The GRCA owns seven large multi-purpose dams and reservoirs to reduce flood damages and maintain river flows during the summer and fall.
Water from the spring runoff is stored in the reservoirs to reduce flood peaks. The stored water is then released gradually during dry months to maintain flows.
Gauges at the reservoirs monitor water levels. The information is relayed to the GRCA head office and used to update the charts shown in this section of the website. They are updated every hour.
These gauges are an important part of our flood forecasting and warning systems. They give GRCA flood managers real-time information on changes in water levels so they know how much room is available to hold additional water during high flows. They can manage the levels, releasing water or holding it in as needed to prevent or reduce flooding downstream of the dam.
The gauges have automatic alarms that are triggered by a sudden change in water levels.
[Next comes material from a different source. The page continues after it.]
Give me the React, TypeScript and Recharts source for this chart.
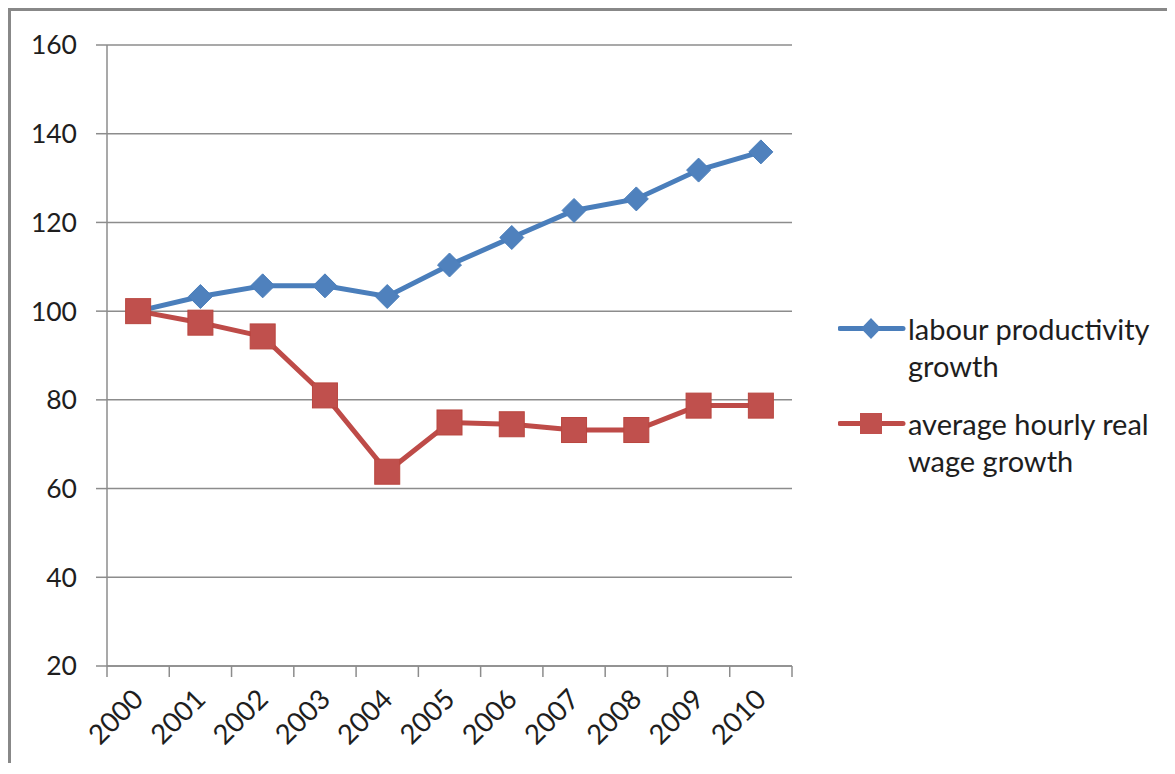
import React from "react";
import { LineChart, Line, XAxis, YAxis, CartesianGrid, Legend } from "recharts";

const years = ["2000", "2001", "2002", "2003", "2004", "2005", "2006", "2007", "2008", "2009", "2010"];
const productivity = [100, 103.3, 105.7, 105.7, 103.3, 110.4, 116.6, 122.7, 125.3, 131.8, 135.9];
const realWage = [100, 97.4, 94.3, 81.0, 63.8, 74.9, 74.5, 73.2, 73.2, 78.7, 78.7];
const yTicks = [20, 40, 60, 80, 100, 120, 140, 160];

const seriesNames = ["labour productivity growth", "average hourly real wage growth"];

const data = years.map((y, i) => ({ year: y, productivity: productivity[i], realWage: realWage[i] }));

const W = 1156;
const H = 752;
const MARGIN = { top: 34, right: 375, bottom: 0, left: 0 };
const Y_W = 96;
const BAND = (W - MARGIN.right - Y_W) / years.length;

const GRID = "#8c8c8c";
const TEXT = "#1e1e1e";
const FONT = "Lato, 'Open Sans', sans-serif";
const BLUE = "#4a7ebb";
const BLUE_FILL = "#4f81bd";
const RED = "#be4b48";
const RED_FILL = "#c0504d";

const Diamond = ({ cx, cy }: any) => {
    if (cx == null || cy == null) return null;
    const r = 12;
    return <path d={`M${cx},${cy - r}L${cx + r},${cy}L${cx},${cy + r}L${cx - r},${cy}Z`} fill={BLUE_FILL} stroke={BLUE} strokeWidth={1} />;
};

const Square = ({ cx, cy }: any) => {
    if (cx == null || cy == null) return null;
    const s = 12.5;
    return <rect x={cx - s} y={cy - s} width={s * 2} height={s * 2} fill={RED_FILL} stroke="#b9463f" strokeWidth={1} />;
};

const YearTick = (props: any) => {
    const { x, y, payload } = props;
    const idx = years.indexOf(payload.value);
    const half = BAND / 2;
    const ax = x + 7;
    const ay = y + 35;
    return (
        <g>
            <line x1={x - half} y1={y} x2={x - half} y2={y + 11} stroke={GRID} strokeWidth={1.5} />
            {idx === years.length - 1 && (
                <line x1={x + half} y1={y} x2={x + half} y2={y + 11} stroke={GRID} strokeWidth={1.5} />
            )}
            <text x={ax} y={ay} transform={`rotate(-45 ${ax} ${ay})`} textAnchor="end" fill={TEXT} fontSize={27.5} fontFamily={FONT}>
                {payload.value}
            </text>
        </g>
    );
};

const LegendBox = () => (
    <div style={{ fontFamily: FONT, fontSize: 29, color: TEXT }}>
        {seriesNames.map((name, i) => (
            <div key={name} style={{ display: "flex", alignItems: "flex-start", marginBottom: 21 }}>
                <svg width={70} height={37} style={{ flex: "none" }}>
                    <line x1={2} y1={18.5} x2={65} y2={18.5} stroke={i === 0 ? BLUE : RED} strokeWidth={5} strokeLinecap="round" />
                    {i === 0 ? (
                        <path d="M33,8L43,18.5L33,29L23,18.5Z" fill={BLUE_FILL} />
                    ) : (
                        <rect x={22} y={8} width={22} height={21} fill={RED_FILL} />
                    )}
                </svg>
                <div style={{ lineHeight: "37px", width: 262 }}>{name}</div>
            </div>
        ))}
    </div>
);

export default function App() {
    return (
        <div style={{ borderTop: "3px solid #888", borderLeft: "3px solid #888", width: W, height: H }}>
            <LineChart width={W} height={H} data={data} margin={MARGIN}>
                <CartesianGrid vertical={false} stroke={GRID} strokeWidth={1.5} />
                <XAxis
                    dataKey="year"
                    padding={{ left: BAND / 2, right: BAND / 2 }}
                    height={H - 655}
                    axisLine={{ stroke: GRID, strokeWidth: 1.5 }}
                    tickLine={false}
                    tickSize={0}
                    tickMargin={0}
                    interval={0}
                    tick={<YearTick />}
                />
                <YAxis
                    width={Y_W}
                    domain={[20, 160]}
                    ticks={yTicks}
                    interval={0}
                    axisLine={{ stroke: GRID, strokeWidth: 1.5 }}
                    tickLine={{ stroke: GRID, strokeWidth: 1.5 }}
                    tickSize={11}
                    tickMargin={19}
                    tick={{ fill: TEXT, fontSize: 26.5, fontFamily: FONT }}
                />
                <Legend
                    layout="vertical"
                    align="center"
                    verticalAlign="middle"
                    content={<LegendBox />}
                    wrapperStyle={{ left: 827, top: 298.5, width: 340 }}
                />
                <Line
                    type="linear"
                    dataKey="productivity"
                    name={seriesNames[0]}
                    stroke={BLUE}
                    strokeWidth={5}
                    dot={<Diamond />}
                    activeDot={false}
                    isAnimationActive={false}
                />
                <Line
                    type="linear"
                    dataKey="realWage"
                    name={seriesNames[1]}
                    stroke={RED}
                    strokeWidth={5}
                    dot={<Square />}
                    activeDot={false}
                    isAnimationActive={false}
                />
            </LineChart>
        </div>
    );
}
The water level charts are also useful to recreational users such as anglers, boaters and others.
The GRCA also owns several smaller dams built in the 1800s and 1900s for water supplies, water power and other purposes. These dams, such as Wellesley, New Dundee and Damascus, are not part of the flood control system.
The reservoir charts show changes in water levels over the course of the year.
1. This line shows the current water level.
2 and 3. The green lines, called the "rule curves," show the desired highest and lowest water levels over the course of the year. Reservoir levels are lowest in the winter, to prepare for the spring runoff. The water level is highest in late May and early June so there is enough water available in the spring and fall. Water levels decline gradually during the course of the year until they return to winter lows.
4. This is the maximum allowable water level. If water levels get higher, there is a risk that water may flow over the top of the dam, damaging it and possibly causing a dam failure.